Q: Predrill the two layers of plywood according to the diagram: one piece of plywood should have four holes in each corner, the second one should have eight equally distributed holes. The same applies to the PVC sheet.
R: With polyurethane glue, glue the layer of plywood (with four holes) onto the desired place on the chipboard. And screw the plywood down with four screws. Now put the PVC sheet and the second piece of plywood on top of the plywood you just glued. Make sure the holes of the two components are aligned and screw them down with eight screws.
Step 7: Attaching Chipboard to Rest of Construction
S: Remove the the tape, clear holes from glue and other waste and clean the rest of the 'air chamber'. Remember: you won't be able to reach this section once you've glued everything together!
T: Put regular wood glue on every single pillar. And put polyurethane glue on the edges of the framework. Gently lower the chipboard and slide it into the frame work. Put some weight on the playing surface and leave the glue to dry.
Step 8: Making Goals and Finishing Off
U: Drill 15 cm away from the middle of the short side two holes into the framework, so the playing surface remains unharmed.
V: With a jigsaw you can easily cut between these holes at the height of the playing surface. Remove the beam you've just cut out of the frame.

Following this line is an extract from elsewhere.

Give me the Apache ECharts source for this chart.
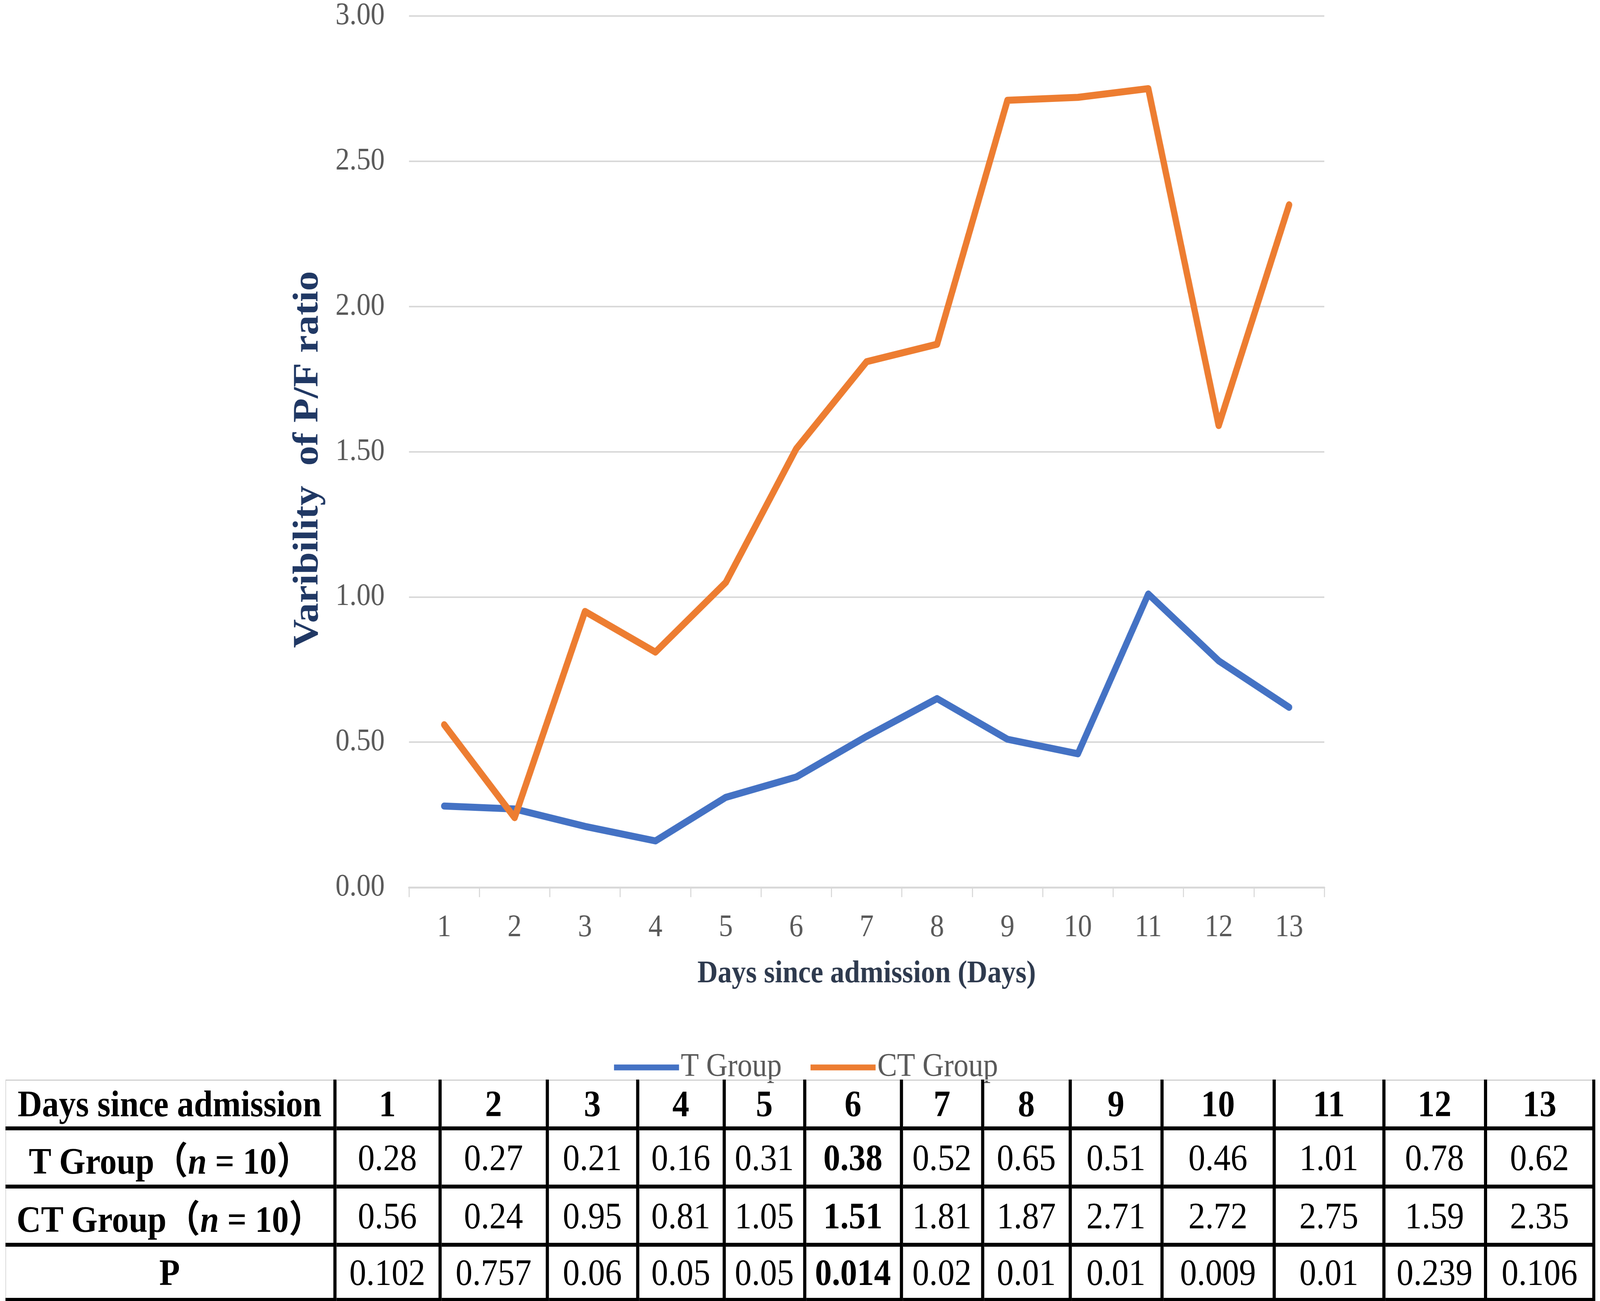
<!DOCTYPE html>
<html>
<head>
<meta charset="utf-8">
<script src="https://cdn.jsdelivr.net/npm/echarts@6/dist/echarts.min.js"></script>
<style>
    html, body { margin: 0; background: #fff; overflow: hidden; }
    #page { position: absolute; left: 0; top: 0; width: 4550px; height: 3331px; transform-origin: 0 0; }
    #box { position: absolute; left: 0; top: 0; width: 4550px; height: 3331px; }
    #tbl {
        position: absolute; left: 15px; top: 2764px;
        border-collapse: collapse; table-layout: fixed;
        font-family: "Liberation Serif", "Noto Sans CJK SC", serif;
        font-size: 96px; color: #000;
    }
    #tbl td {
        padding: 0; text-align: center; vertical-align: middle;
        white-space: nowrap; overflow: visible;
        border-left: 9px solid #000; border-right: 9px solid #000;
        border-top: 10px solid #000; border-bottom: 10px solid #000;
    }
    #tbl tr:first-child td { border-top: 3px solid #d0d0d0; font-weight: bold; }
    #tbl td:first-child { border-left: 2px solid #c8c8c8; font-weight: bold; }
    #tbl td.b { font-weight: bold; }
</style>
</head>
<body>
<div id="page">
    <div id="box"></div>
    <table id="tbl"></table>
</div>
<script>
// 数据
var days = ['1', '2', '3', '4', '5', '6', '7', '8', '9', '10', '11', '12', '13'];
var tGroup = [0.28, 0.27, 0.21, 0.16, 0.31, 0.38, 0.52, 0.65, 0.51, 0.46, 1.01, 0.78, 0.62];
var ctGroup = [0.56, 0.24, 0.95, 0.81, 1.05, 1.51, 1.81, 1.87, 2.71, 2.72, 2.75, 1.59, 2.35];
var pValues = ['0.102', '0.757', '0.06', '0.05', '0.05', '0.014', '0.02', '0.01', '0.01', '0.009', '0.01', '0.239', '0.106'];
var rowLabels = ['Days since admission', 'T Group（<i>n</i> = 10）', 'CT Group（<i>n</i> = 10）', 'P'];
var boldCol = 5; // 第6天加粗

var colWidths = [936, 299, 305, 257, 246, 229, 275, 231, 249, 261, 319, 312, 289, 308];
var rowHeights = [123, 145, 141, 141];

// 浏览器窗口最宽只有4096，整页横向压缩到窗口宽度
var sx = Math.min(1, window.innerWidth / 4550);
document.getElementById('page').style.transform = 'scaleX(' + sx + ')';

var myChart = echarts.init(document.getElementById('box'));

var serif = 'Liberation Serif';

var option = {
    backgroundColor: '#fff',
    animation: false,
    grid: {
        left: 1163,
        right: 784,
        top: 41,
        bottom: 1059
    },
    legend: {
        data: ['T Group', 'CT Group'],
        left: 1741,
        top: 2686,
        icon: 'rect',
        itemWidth: 185,
        itemHeight: 15,
        itemGap: 82,
        textStyle: {
            fontFamily: serif,
            fontSize: 84,
            color: '#595959'
        }
    },
    xAxis: {
        type: 'category',
        data: days,
        name: 'Days since admission (Days)',
        nameLocation: 'middle',
        nameGap: 182,
        nameTextStyle: {
            fontFamily: serif,
            fontWeight: 'bold',
            fontSize: 80,
            color: '#2E3A4E'
        },
        axisLine: { lineStyle: { color: '#d9d9d9', width: 5 } },
        axisTick: { show: true, length: 25, lineStyle: { color: '#d9d9d9', width: 3 } },
        axisLabel: {
            margin: 64,
            fontFamily: serif,
            fontSize: 80,
            color: '#595959'
        }
    },
    yAxis: {
        type: 'value',
        min: 0,
        max: 3,
        interval: 0.5,
        name: 'Varibility  of P/F ratio',
        nameLocation: 'middle',
        nameGap: 235,
        nameTextStyle: {
            fontFamily: serif,
            fontWeight: 'bold',
            fontSize: 102,
            color: '#203864',
            padding: [0, 40, 0, 0]
        },
        axisLine: { show: false },
        axisTick: { show: false },
        splitLine: { lineStyle: { color: '#d9d9d9', width: 4 } },
        axisLabel: {
            margin: 69,
            fontFamily: serif,
            fontSize: 80,
            color: '#595959',
            formatter: function (v) { return v.toFixed(2); }
        }
    },
    series: [{
        name: 'T Group',
        type: 'line',
        data: tGroup,
        symbol: 'none',
        lineStyle: { width: 18, color: '#4472C4', join: 'round', cap: 'round' },
        itemStyle: { color: '#4472C4' }
    }, {
        name: 'CT Group',
        type: 'line',
        data: ctGroup,
        symbol: 'none',
        lineStyle: { width: 18, color: '#ED7D31', join: 'round', cap: 'round' },
        itemStyle: { color: '#ED7D31' }
    }]
};

myChart.setOption(option);

// 表格
var rows = [days, tGroup.map(function (v) { return v.toFixed(2); }),
    ctGroup.map(function (v) { return v.toFixed(2); }), pValues];
var html = '<colgroup>';
colWidths.forEach(function (w) { html += '<col style="width:' + w + 'px">'; });
html += '</colgroup>';
rows.forEach(function (r, i) {
    html += '<tr style="height:' + rowHeights[i] + 'px"><td>' + rowLabels[i] + '</td>';
    r.forEach(function (v, j) {
        html += '<td' + (j === boldCol ? ' class="b"' : '') + '>' + v + '</td>';
    });
    html += '</tr>';
});
var tbl = document.getElementById('tbl');
tbl.style.width = colWidths.reduce(function (a, b) { return a + b; }, 0) + 'px';
tbl.innerHTML = html;
</script>
</body>
</html>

W: Sand the 30cm-long cut away down, so the transition from MDF to whitewood is smooth
X: Nail down two 40cm long beams above and under the cut away with a strong fabric in between. By doing this, you create a kind of sack around the goal with openings on the sides, so you can easily grab the puck out of the sack if someone has scored.
You should repeat this process on the other short side.
-Adding aluminium or plastic bounce off strips will maintain the speed of the puck better.
-Add a centerline and additional circles, depending on what game you play.
If you've executed these steps correctly you should be done. Switch on the leaf blower and start playing!